霍尔木兹海峡的“开关”与被当成筹码的肉身The 'Switch' of Hormuz and the Flesh as Bargaining Chips
特朗普在JFK机场的跑道上用一种近乎随意的口吻讨论着霍尔木兹海峡的“开关”和一份“强有力的协议”。在他的叙事里,中东的局势就像一场可以随时通过社交媒体帖子或电话沟通来暂停的博弈。这种 casual tone 的背后,是典型的 masculine-centric narrative:将复杂的地缘政治简化为几个强权男性之间的“交易”与“共谋”。

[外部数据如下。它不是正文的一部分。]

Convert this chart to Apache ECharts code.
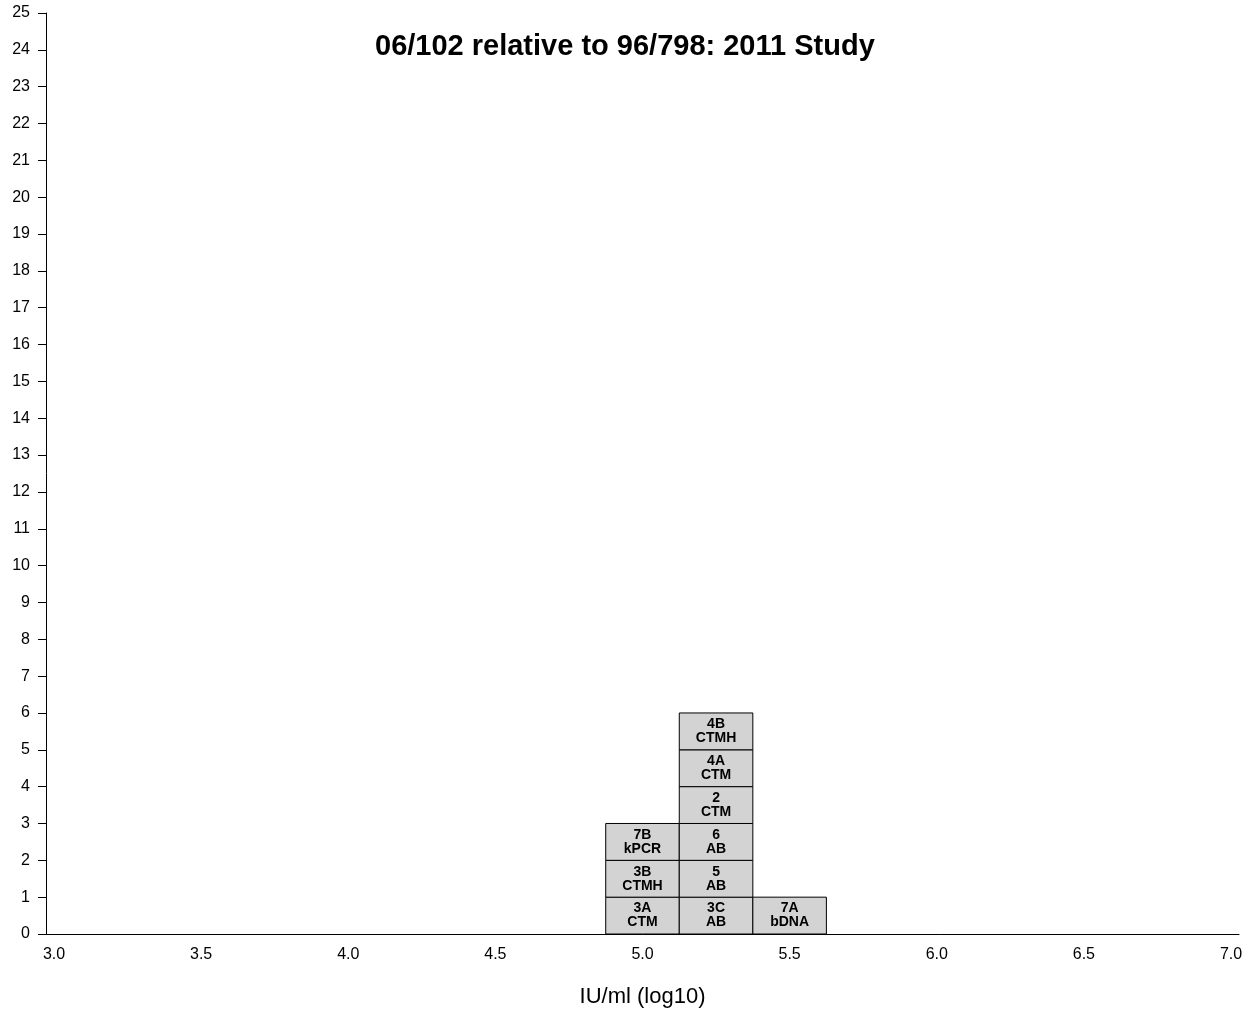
<!DOCTYPE html>
<html>
<head>
<meta charset="utf-8">
<script src="https://cdn.jsdelivr.net/npm/echarts@6/dist/echarts.min.js"></script>
<style>
  html, body { margin: 0; padding: 0; background: #fff; }
  #chart { width: 1257px; height: 1013px; }
</style>
</head>
<body>
<div id="chart"></div>
<script>
// Histogram of laboratory estimates (log10 IU/ml), one box per laboratory result
const binCentres = [5.0, 5.0, 5.0, 5.25, 5.25, 5.25, 5.25, 5.25, 5.25, 5.5];
const labCodes   = ['3A', '3B', '7B', '3C', '5', '6', '2', '4A', '4B', '7A'];
const methods    = ['CTM', 'CTMH', 'kPCR', 'AB', 'AB', 'AB', 'CTM', 'CTM', 'CTMH', 'bDNA'];
const binWidth = 0.25;
const xTicks = [3.0, 3.5, 4.0, 4.5, 5.0, 5.5, 6.0, 6.5, 7.0];
const yMax = 25;

// stack boxes within each bin, bottom to top
const seen = {};
const boxes = binCentres.map(function (c, i) {
  const level = seen[c] || 0;
  seen[c] = level + 1;
  return [c, level, labCodes[i], methods[i]];
});

const FONT = 'Liberation Sans, Arial, Helvetica, sans-serif';
const chart = echarts.init(document.getElementById('chart'));

chart.setOption({
  animation: false,
  backgroundColor: '#ffffff',
  title: {
    text: '06/102 relative to 96/798: 2011 Study',
    left: 370,
    top: 27,
    textStyle: { fontFamily: FONT, fontWeight: 'bold', fontSize: 29, color: '#000' }
  },
  grid: { left: 46, right: 18, top: 13, bottom: 74 },
  xAxis: {
    type: 'value',
    min: 2.9728,
    max: 7.0272,
    name: 'IU/ml (log10)',
    nameLocation: 'middle',
    nameGap: 52,
    nameTextStyle: { fontFamily: FONT, fontSize: 22, color: '#000' },
    axisLine: { show: true, lineStyle: { color: '#000', width: 1 } },
    axisTick: { show: false },
    splitLine: { show: false },
    axisLabel: {
      customValues: xTicks,
      formatter: function (v) { return v.toFixed(1); },
      fontFamily: FONT, fontSize: 16, color: '#000', margin: 13
    }
  },
  yAxis: {
    type: 'value',
    min: 0,
    max: yMax,
    interval: 1,
    axisLine: { show: true, lineStyle: { color: '#000', width: 1 } },
    axisTick: { show: true, inside: false, length: 8, lineStyle: { color: '#000' } },
    splitLine: { show: false },
    axisLabel: { fontFamily: FONT, fontSize: 16, color: '#000', margin: 16 }
  },
  series: [{
    type: 'custom',
    data: boxes,
    encode: { x: 0, y: 1 },
    renderItem: function (params, api) {
      const c = api.value(0);
      const lvl = api.value(1);
      const p0 = api.coord([c - binWidth / 2, lvl + 1]);
      const p1 = api.coord([c + binWidth / 2, lvl]);
      return {
        type: 'group',
        children: [{
          type: 'rect',
          shape: { x: p0[0], y: p0[1], width: p1[0] - p0[0], height: p1[1] - p0[1] },
          style: { fill: '#d3d3d3', stroke: '#000', lineWidth: 1 }
        }, {
          type: 'text',
          style: {
            x: (p0[0] + p1[0]) / 2,
            y: (p0[1] + p1[1]) / 2,
            text: api.value(2) + '\n' + api.value(3),
            align: 'center',
            verticalAlign: 'middle',
            fontFamily: FONT,
            fontWeight: 'bold',
            fontSize: 14,
            lineHeight: 14,
            fill: '#000'
          }
        }]
      };
    }
  }]
});
</script>
</body>
</html>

在这场关于能源价格和政治筹码的博弈中,真正的 violence 发生在 structural 层和 direct 层。当特朗普在计算“轰炸两三周”与“签署文件”的成本收益比时,黎巴嫩南部被强制撤离的百万平民,以及在贝鲁特郊区死掉的四个具体的人,成了这个计算公式里被省略的余数。对于这些肉身来说,他们没有谈判席位,没有解释权,只有被动地在 forced evacuation order 中逃难。
最讽刺的是,这种“和平”的定义权完全被武器化了。所谓的 peace deal 并不是为了消弭暴力,而是一种更高层级的共谋——强权者通过暂时达成某种协议来稳定能源市场,从而掩盖结构性暴力。以色列在协议边缘依然地毯式轰炸黎巴嫩,而特朗普将其描述为“他被打了,他也打回去,这我不能怪他”。这种对暴力逻辑的认同,正是元暴力的体现:将掠夺与破坏正当化为某种“常识”或“本能”。
当权力者在讨论海峡是否在“两三天内”开放时,他们在制造一种“可能性”的假象。但事实是,只要解释权依然被这几个男人垄断,只要底层肉身依然被视为可消耗的工具,这种所谓的和平不过是下一次更大规模暴力的间歇期。
On the tarmac of JFK, Donald Trump discusses the 'switch' of the Strait of Hormuz and a 'powerful deal' with a casual tone that borders on the surreal. In his narrative, the Middle East crisis is a game that can be paused by a social media post or a phone call. This casualness is the hallmark of a masculine-centric narrative: reducing complex geopolitical agony to a transaction and complicity between a few powerful men.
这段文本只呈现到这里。